BEGIN Source data
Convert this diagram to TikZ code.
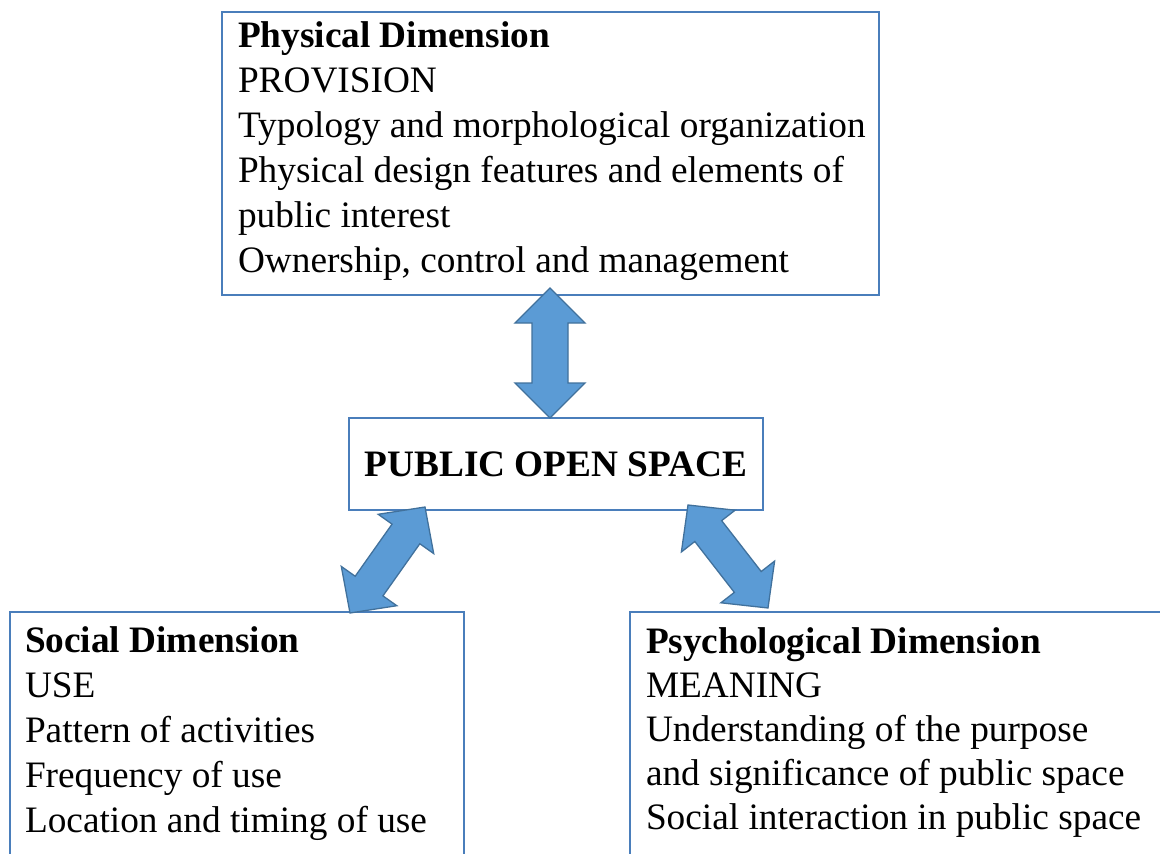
\documentclass[tikz,border=0pt]{standalone}
\usepackage{fontspec}
\setmainfont{Liberation Serif}
\usetikzlibrary{calc}

\definecolor{boxline}{HTML}{4A7EBB}
\definecolor{arrowfill}{HTML}{5B9BD5}
\definecolor{arrowline}{HTML}{41719C}

% Two-headed block arrow between tips #1 and #2:
% #3 head length, #4 half head width, #5 half shaft width
\newcommand{\dualarrow}[5]{%
  \coordinate (#1-#2-a) at ($(#1)!#3!(#2)$);
  \coordinate (#1-#2-b) at ($(#2)!#3!(#1)$);
  \filldraw[blockarrow] (#1)
    -- ($(#1-#2-a)!#4!90:(#2)$) -- ($(#1-#2-a)!#5!90:(#2)$)
    -- ($(#1-#2-b)!#5!-90:(#1)$) -- ($(#1-#2-b)!#4!-90:(#1)$)
    -- (#2)
    -- ($(#1-#2-b)!#4!90:(#1)$) -- ($(#1-#2-b)!#5!90:(#1)$)
    -- ($(#1-#2-a)!#5!-90:(#2)$) -- ($(#1-#2-a)!#4!-90:(#2)$)
    -- cycle;
}

\begin{document}
\begin{tikzpicture}[x=1pt, y=-1pt,
  box/.style={draw=boxline, line width=2.9pt, fill=white, rectangle,
    inner sep=0pt, outer sep=0pt, anchor=north west},
  txt/.style={anchor=north west, inner sep=0pt, outer sep=0pt, align=left,
    font=\fontsize{37.3}{45}\selectfont},
  blockarrow/.style={fill=arrowfill, draw=arrowline, line width=1.3pt,
    line join=miter}]
  \useasboundingbox (0,0) rectangle (1160,854);
  \clip (0,0) rectangle (1160,854);

  % boxes
  \node[box, minimum width=657pt, minimum height=283pt] (phys) at (222,12) {};
  \node[box, minimum width=454pt, minimum height=300pt] (soc) at (10,612) {};
  \node[box, minimum width=580pt, minimum height=300pt] (psy) at (630,612) {};
  \node[box, anchor=center, minimum width=414pt, minimum height=92pt,
    font=\fontsize{37.3}{45}\selectfont\bfseries] (pos) at (556,464) {PUBLIC OPEN SPACE};

  % box texts
  \node[txt] (physt) at (238,22) {\textbf{Physical Dimension}\\
    PROVISION\\
    Typology and morphological organization\\
    Physical design features and elements of\\
    public interest\\
    Ownership, control and management};
  \node[txt] (soct) at (25,627) {\textbf{Social Dimension}\\
    USE\\
    Pattern of activities\\
    Frequency of use\\
    Location and timing of use};
  \node[txt, font=\fontsize{37.3}{44}\selectfont] (psyt) at (646,628) {\textbf{Psychological Dimension}\\
    MEANING\\
    Understanding of the purpose\\
    and significance of public space\\
    Social interaction in public space};

  % arrow tips
  \coordinate (physlow) at ($(phys.south west)+(328,-7)$);
  \coordinate (postop) at ($(pos.north west)+(201,0)$);
  \coordinate (posleft) at ($(pos.south west)+(76,-3)$);
  \coordinate (soctop) at ($(soc.north west)+(340,1)$);
  \coordinate (posright) at ($(pos.south west)+(339,-5)$);
  \coordinate (psytop) at ($(psy.north west)+(138,-4)$);

  % connectors
  \dualarrow{physlow}{postop}{35pt}{35pt}{18pt}
  \dualarrow{posleft}{soctop}{33pt}{34pt}{17pt}
  \dualarrow{posright}{psytop}{33pt}{34pt}{17pt}
\end{tikzpicture}
\end{document}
END Source data
Aim:
Without including any pictures, reproduce the listing exactly.

Answer to this problem:
Convert this diagram to TikZ code.
\documentclass[tikz,border=0pt]{standalone}
\usepackage{fontspec}
\setmainfont{Liberation Serif}
\usetikzlibrary{calc}

\definecolor{boxline}{HTML}{4A7EBB}
\definecolor{arrowfill}{HTML}{5B9BD5}
\definecolor{arrowline}{HTML}{41719C}

% Two-headed block arrow between tips #1 and #2:
% #3 head length, #4 half head width, #5 half shaft width
\newcommand{\dualarrow}[5]{%
  \coordinate (#1-#2-a) at ($(#1)!#3!(#2)$);
  \coordinate (#1-#2-b) at ($(#2)!#3!(#1)$);
  \filldraw[blockarrow] (#1)
    -- ($(#1-#2-a)!#4!90:(#2)$) -- ($(#1-#2-a)!#5!90:(#2)$)
    -- ($(#1-#2-b)!#5!-90:(#1)$) -- ($(#1-#2-b)!#4!-90:(#1)$)
    -- (#2)
    -- ($(#1-#2-b)!#4!90:(#1)$) -- ($(#1-#2-b)!#5!90:(#1)$)
    -- ($(#1-#2-a)!#5!-90:(#2)$) -- ($(#1-#2-a)!#4!-90:(#2)$)
    -- cycle;
}

\begin{document}
\begin{tikzpicture}[x=1pt, y=-1pt,
  box/.style={draw=boxline, line width=2.9pt, fill=white, rectangle,
    inner sep=0pt, outer sep=0pt, anchor=north west},
  txt/.style={anchor=north west, inner sep=0pt, outer sep=0pt, align=left,
    font=\fontsize{37.3}{45}\selectfont},
  blockarrow/.style={fill=arrowfill, draw=arrowline, line width=1.3pt,
    line join=miter}]
  \useasboundingbox (0,0) rectangle (1160,854);
  \clip (0,0) rectangle (1160,854);

  % boxes
  \node[box, minimum width=657pt, minimum height=283pt] (phys) at (222,12) {};
  \node[box, minimum width=454pt, minimum height=300pt] (soc) at (10,612) {};
  \node[box, minimum width=580pt, minimum height=300pt] (psy) at (630,612) {};
  \node[box, anchor=center, minimum width=414pt, minimum height=92pt,
    font=\fontsize{37.3}{45}\selectfont\bfseries] (pos) at (556,464) {PUBLIC OPEN SPACE};

  % box texts
  \node[txt] (physt) at (238,22) {\textbf{Physical Dimension}\\
    PROVISION\\
    Typology and morphological organization\\
    Physical design features and elements of\\
    public interest\\
    Ownership, control and management};
  \node[txt] (soct) at (25,627) {\textbf{Social Dimension}\\
    USE\\
    Pattern of activities\\
    Frequency of use\\
    Location and timing of use};
  \node[txt, font=\fontsize{37.3}{44}\selectfont] (psyt) at (646,628) {\textbf{Psychological Dimension}\\
    MEANING\\
    Understanding of the purpose\\
    and significance of public space\\
    Social interaction in public space};

  % arrow tips
  \coordinate (physlow) at ($(phys.south west)+(328,-7)$);
  \coordinate (postop) at ($(pos.north west)+(201,0)$);
  \coordinate (posleft) at ($(pos.south west)+(76,-3)$);
  \coordinate (soctop) at ($(soc.north west)+(340,1)$);
  \coordinate (posright) at ($(pos.south west)+(339,-5)$);
  \coordinate (psytop) at ($(psy.north west)+(138,-4)$);

  % connectors
  \dualarrow{physlow}{postop}{35pt}{35pt}{18pt}
  \dualarrow{posleft}{soctop}{33pt}{34pt}{17pt}
  \dualarrow{posright}{psytop}{33pt}{34pt}{17pt}
\end{tikzpicture}
\end{document}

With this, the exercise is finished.